Information supplied:

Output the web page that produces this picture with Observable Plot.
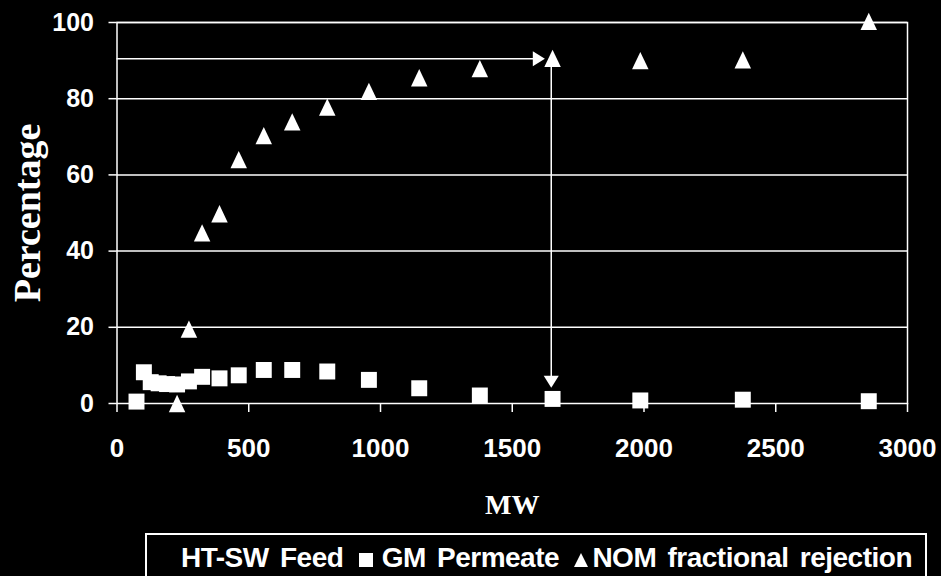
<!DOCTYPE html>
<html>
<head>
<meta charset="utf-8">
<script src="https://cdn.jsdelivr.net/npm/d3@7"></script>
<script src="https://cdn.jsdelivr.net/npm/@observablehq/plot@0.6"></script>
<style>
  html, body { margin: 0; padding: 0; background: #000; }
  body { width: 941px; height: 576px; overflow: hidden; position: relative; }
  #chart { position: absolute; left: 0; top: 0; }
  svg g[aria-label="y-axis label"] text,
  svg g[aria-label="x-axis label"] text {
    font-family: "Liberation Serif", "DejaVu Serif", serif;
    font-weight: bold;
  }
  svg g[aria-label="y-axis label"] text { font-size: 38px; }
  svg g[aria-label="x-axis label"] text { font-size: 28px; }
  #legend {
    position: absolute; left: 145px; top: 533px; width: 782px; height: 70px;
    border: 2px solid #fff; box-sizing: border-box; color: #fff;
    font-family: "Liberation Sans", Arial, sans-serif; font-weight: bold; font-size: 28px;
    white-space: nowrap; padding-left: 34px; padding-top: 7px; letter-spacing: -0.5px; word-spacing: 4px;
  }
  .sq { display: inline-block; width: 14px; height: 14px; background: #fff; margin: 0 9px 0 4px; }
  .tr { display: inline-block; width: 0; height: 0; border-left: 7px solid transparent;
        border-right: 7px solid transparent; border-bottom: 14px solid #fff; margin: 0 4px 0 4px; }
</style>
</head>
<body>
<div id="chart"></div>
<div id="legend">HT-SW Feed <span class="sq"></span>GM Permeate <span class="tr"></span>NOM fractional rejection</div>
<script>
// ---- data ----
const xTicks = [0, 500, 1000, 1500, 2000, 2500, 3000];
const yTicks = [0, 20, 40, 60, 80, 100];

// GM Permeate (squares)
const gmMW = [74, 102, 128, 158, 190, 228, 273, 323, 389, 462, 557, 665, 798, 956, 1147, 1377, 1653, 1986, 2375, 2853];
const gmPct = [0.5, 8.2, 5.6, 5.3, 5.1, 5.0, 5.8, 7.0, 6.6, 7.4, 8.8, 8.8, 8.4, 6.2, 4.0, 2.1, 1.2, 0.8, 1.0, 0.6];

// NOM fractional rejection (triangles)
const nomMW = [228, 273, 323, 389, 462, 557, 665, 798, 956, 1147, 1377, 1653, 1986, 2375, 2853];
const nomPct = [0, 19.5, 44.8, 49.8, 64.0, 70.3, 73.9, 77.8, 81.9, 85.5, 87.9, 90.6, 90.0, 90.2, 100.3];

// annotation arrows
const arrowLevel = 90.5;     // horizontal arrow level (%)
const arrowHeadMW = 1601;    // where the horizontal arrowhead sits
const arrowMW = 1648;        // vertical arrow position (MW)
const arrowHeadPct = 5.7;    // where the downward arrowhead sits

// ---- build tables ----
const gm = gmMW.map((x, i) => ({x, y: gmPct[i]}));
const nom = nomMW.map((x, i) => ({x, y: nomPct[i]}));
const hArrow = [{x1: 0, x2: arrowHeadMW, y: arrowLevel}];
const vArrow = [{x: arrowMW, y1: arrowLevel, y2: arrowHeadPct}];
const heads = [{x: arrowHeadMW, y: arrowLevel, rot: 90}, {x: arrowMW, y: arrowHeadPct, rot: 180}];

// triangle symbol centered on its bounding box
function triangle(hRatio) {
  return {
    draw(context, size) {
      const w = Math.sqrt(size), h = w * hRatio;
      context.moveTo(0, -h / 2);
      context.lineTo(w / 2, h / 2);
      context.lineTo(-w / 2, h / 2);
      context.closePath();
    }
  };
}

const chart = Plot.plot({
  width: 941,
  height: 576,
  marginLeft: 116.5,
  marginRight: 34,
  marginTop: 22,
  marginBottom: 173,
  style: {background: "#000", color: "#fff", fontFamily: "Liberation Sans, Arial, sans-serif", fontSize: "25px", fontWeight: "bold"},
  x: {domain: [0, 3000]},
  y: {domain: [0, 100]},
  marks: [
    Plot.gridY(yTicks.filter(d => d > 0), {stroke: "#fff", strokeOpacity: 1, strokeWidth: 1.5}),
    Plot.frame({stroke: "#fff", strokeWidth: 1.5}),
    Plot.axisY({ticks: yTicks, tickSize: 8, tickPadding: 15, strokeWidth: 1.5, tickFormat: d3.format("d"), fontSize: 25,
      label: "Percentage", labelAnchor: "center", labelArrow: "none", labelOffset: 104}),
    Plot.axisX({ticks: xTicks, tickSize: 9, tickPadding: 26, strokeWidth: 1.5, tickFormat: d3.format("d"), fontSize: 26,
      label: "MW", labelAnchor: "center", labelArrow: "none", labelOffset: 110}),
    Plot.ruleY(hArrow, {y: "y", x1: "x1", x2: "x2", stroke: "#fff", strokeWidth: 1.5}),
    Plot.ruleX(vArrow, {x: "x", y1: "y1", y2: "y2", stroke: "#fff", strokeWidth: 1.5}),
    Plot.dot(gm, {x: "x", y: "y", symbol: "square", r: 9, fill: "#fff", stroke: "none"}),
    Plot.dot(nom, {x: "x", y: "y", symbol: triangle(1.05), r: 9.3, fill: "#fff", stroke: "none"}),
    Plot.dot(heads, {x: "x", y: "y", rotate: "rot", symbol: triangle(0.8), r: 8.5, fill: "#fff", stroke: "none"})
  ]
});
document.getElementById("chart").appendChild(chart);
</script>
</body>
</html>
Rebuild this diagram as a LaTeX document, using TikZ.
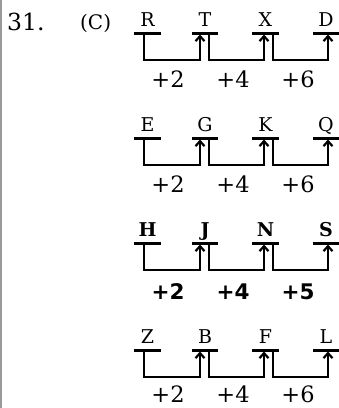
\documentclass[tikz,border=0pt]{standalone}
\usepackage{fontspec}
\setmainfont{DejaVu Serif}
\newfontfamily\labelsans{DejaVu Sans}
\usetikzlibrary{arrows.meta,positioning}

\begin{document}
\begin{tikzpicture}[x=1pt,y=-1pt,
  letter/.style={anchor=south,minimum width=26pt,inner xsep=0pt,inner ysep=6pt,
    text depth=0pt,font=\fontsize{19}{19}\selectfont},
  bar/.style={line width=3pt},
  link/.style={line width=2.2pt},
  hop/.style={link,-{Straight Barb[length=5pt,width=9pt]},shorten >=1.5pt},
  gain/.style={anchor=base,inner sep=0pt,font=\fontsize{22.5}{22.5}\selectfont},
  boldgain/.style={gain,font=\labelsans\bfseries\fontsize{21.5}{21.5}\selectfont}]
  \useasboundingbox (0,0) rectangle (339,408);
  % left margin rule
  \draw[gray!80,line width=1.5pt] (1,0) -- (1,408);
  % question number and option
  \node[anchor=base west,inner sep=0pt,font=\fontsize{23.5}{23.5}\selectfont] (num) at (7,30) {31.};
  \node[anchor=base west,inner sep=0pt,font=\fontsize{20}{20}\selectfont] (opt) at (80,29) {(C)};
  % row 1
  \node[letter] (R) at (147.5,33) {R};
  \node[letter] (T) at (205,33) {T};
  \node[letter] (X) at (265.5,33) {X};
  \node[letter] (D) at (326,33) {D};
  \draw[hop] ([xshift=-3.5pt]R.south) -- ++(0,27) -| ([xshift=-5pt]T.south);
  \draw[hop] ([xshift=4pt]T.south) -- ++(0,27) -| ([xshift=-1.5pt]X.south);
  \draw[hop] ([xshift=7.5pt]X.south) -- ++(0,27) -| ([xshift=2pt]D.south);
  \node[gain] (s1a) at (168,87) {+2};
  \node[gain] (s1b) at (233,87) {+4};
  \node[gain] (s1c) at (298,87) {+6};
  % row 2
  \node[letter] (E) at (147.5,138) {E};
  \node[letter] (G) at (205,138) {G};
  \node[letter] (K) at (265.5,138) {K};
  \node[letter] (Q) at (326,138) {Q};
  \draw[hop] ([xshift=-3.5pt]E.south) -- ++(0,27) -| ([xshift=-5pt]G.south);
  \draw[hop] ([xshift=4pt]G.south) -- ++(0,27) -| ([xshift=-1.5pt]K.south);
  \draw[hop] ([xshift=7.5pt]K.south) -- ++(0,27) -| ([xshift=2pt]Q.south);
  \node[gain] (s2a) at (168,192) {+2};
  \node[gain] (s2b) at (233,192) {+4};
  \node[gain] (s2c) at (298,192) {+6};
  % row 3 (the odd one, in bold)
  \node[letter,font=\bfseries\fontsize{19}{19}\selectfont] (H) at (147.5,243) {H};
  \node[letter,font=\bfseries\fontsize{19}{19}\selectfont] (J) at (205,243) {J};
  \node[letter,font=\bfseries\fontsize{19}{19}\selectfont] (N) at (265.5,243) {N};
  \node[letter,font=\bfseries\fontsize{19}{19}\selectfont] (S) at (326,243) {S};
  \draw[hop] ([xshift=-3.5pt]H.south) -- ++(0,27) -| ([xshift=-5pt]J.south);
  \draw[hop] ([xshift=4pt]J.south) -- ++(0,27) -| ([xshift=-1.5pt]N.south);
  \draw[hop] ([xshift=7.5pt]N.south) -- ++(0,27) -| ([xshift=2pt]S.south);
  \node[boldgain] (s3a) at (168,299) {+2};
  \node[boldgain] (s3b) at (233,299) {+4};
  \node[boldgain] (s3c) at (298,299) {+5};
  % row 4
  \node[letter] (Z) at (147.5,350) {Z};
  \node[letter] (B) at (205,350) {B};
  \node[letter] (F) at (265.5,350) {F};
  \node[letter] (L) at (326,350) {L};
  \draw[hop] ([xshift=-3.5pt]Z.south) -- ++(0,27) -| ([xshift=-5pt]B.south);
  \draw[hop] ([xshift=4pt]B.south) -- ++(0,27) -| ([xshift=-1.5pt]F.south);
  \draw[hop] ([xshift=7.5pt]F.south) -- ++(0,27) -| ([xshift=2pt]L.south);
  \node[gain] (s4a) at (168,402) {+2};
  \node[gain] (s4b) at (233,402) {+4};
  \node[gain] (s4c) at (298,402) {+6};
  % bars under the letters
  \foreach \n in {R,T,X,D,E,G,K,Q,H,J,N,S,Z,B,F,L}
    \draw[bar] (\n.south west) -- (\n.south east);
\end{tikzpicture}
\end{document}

Your goal:
Your answer should be one number: how many lines of the listing include the word "this".

Exercise result:
2